Sharing our story in music

Alumni Relations
Monday 24 November 2025

Every year, after Remembrance Sunday, the UK celebrates Inter Faith Week. It is a time devoted to highlighting diversity, engaging in interfaith dialogue, encouraging unity, and promoting understanding.

Over the years, the University of St Andrews has marked the week with panels, lectures, dialogue groups and social events that bring people together across cultural and religious boundaries. This year, our community celebrated Inter Faith Week with an interfaith concert called ‘Sharing Our Story’.

Held at the Laidlaw Music Centre, the concert gave students the opportunity to share the music of their religious traditions in an open, inclusive setting. Many traditions use music as an expression of worship, praise and religious devotion, and the event was designed to provide a way to hear music from a variety of traditions that would otherwise be reserved for worshippers.

By providing a common stage to showcase these traditions, the evening created a musical dialogue as rich as any intellectual exchange.

“Music is a universal language that gives expression to the joys, sorrows and inner states common to all human experience,” says Bill Shackman, Assistant Chaplain, Interfaith, Environment and Digital Engagement at the University of St Andrews.

“Speaking directly to the heart, it provides a medium of communication that transcends divisions and unites people in harmony. Yet musical expressions are shaped by their specific cultural contexts. Listening to one another’s stories in music provides a unique opportunity to appreciate different expressions of religious sentiment with an emotional immediacy that goes beyond the limits of language.”

The evening featured performances of Persian stringed instruments, the santoor and tar, Indian sitar, a Jewish Klezmer ensemble, an organ recital, and a variety of eastern and western Christian choral arrangements.

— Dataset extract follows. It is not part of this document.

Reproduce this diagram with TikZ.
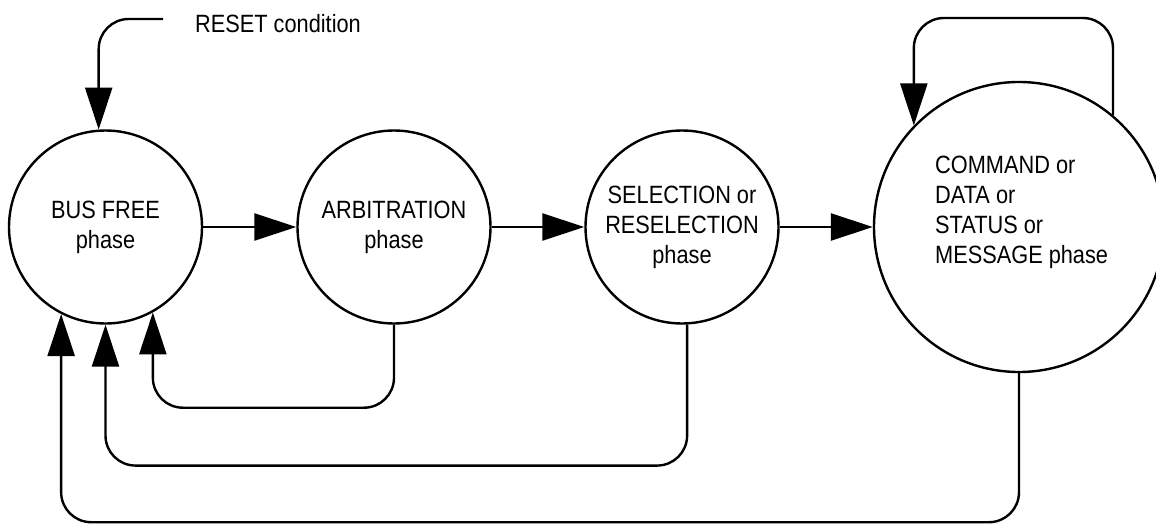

Farhad Aref is studying for a PhD in Persian and Music at St Andrews – a project which involves the Persian instrument, the Tar. He is pictured playing the Tar at ‘Sharing Our Story’ at the Laidlaw Music Centre

Abi Collins is the student Music Centre President and performed at the event. “This concert, to me, represented a space that allowed me to share the music of my own culture with others,” says Abi. “So much of the ‘day to day’ music making at St Andrews is centred around Anglican church music or western classical music, to have a platform where students of other faiths get to showcase their talent and repertoire close to their hearts is very special.”

“From a personal perspective, I find Judaism to be just as – if not more – important to me as my culture as it is my religion. Music particularly allows me to connect with the cultural aspect of my people, especially playing the klezmer music tradition of Ashkenazi Jews of Central and Eastern Europe, where my family originally hails from.

“Orthodox Jewish women don’t usually participate in music making in the way that men might in a synagogue service, for example, my synagogue back home has cantors and a choir, but they are only men, so it’s lovely to be able to make music as a woman in a more secular context.”

Abi’s group performed a repertoire of traditional folk song at the celebration, before branching out into popular culture with music from Fiddler on the Roof.

“The latter in particular shows how religious music can evolve with the times to be accessible by the masses and help share the story of the Jewish people and our experiences through song,” Abi says. “Coming from a family who fled Eastern Europe during the pogroms, just like the main characters in Fiddler on the Roof, it’s a wonderful opportunity to share my family story through music.

“Many people haven’t heard the word ‘pogrom’, but if I mention Fiddler on the Roof, they understand the events I’m referring to. This is what ‘sharing our story in music’ means to me.”

Abi views music as a “shared language” that allows us to express ourselves. “In my experience, having attended synagogues abroad, people may all speak different languages at home, but we all sing in Hebrew, and we all know the same words,” she adds.

“The same goes for secular contexts in that music allows us to express our emotions even when a spoken language is not shared.”

Music can bring a lot of joy in faith communities. For Abi, it’s a reminder of home, and of family.

On stage, Abi’s sax trio’s first piece was Hava Nagila, which is a Jewish folk song that is famous throughout the Jewish diaspora. “We all know it and feel a sense of belonging and community because of that,” she explains. “We may have slightly different tunes for prayers, but everyone has danced to Hava Nagila at a wedding or bar mitzvah!”

Put simply, ‘Sharing Our Story’ was an inspired and inspiring exchange of music that illuminated our commonalities while celebrating our difference, and that is what Inter Faith Week is all about.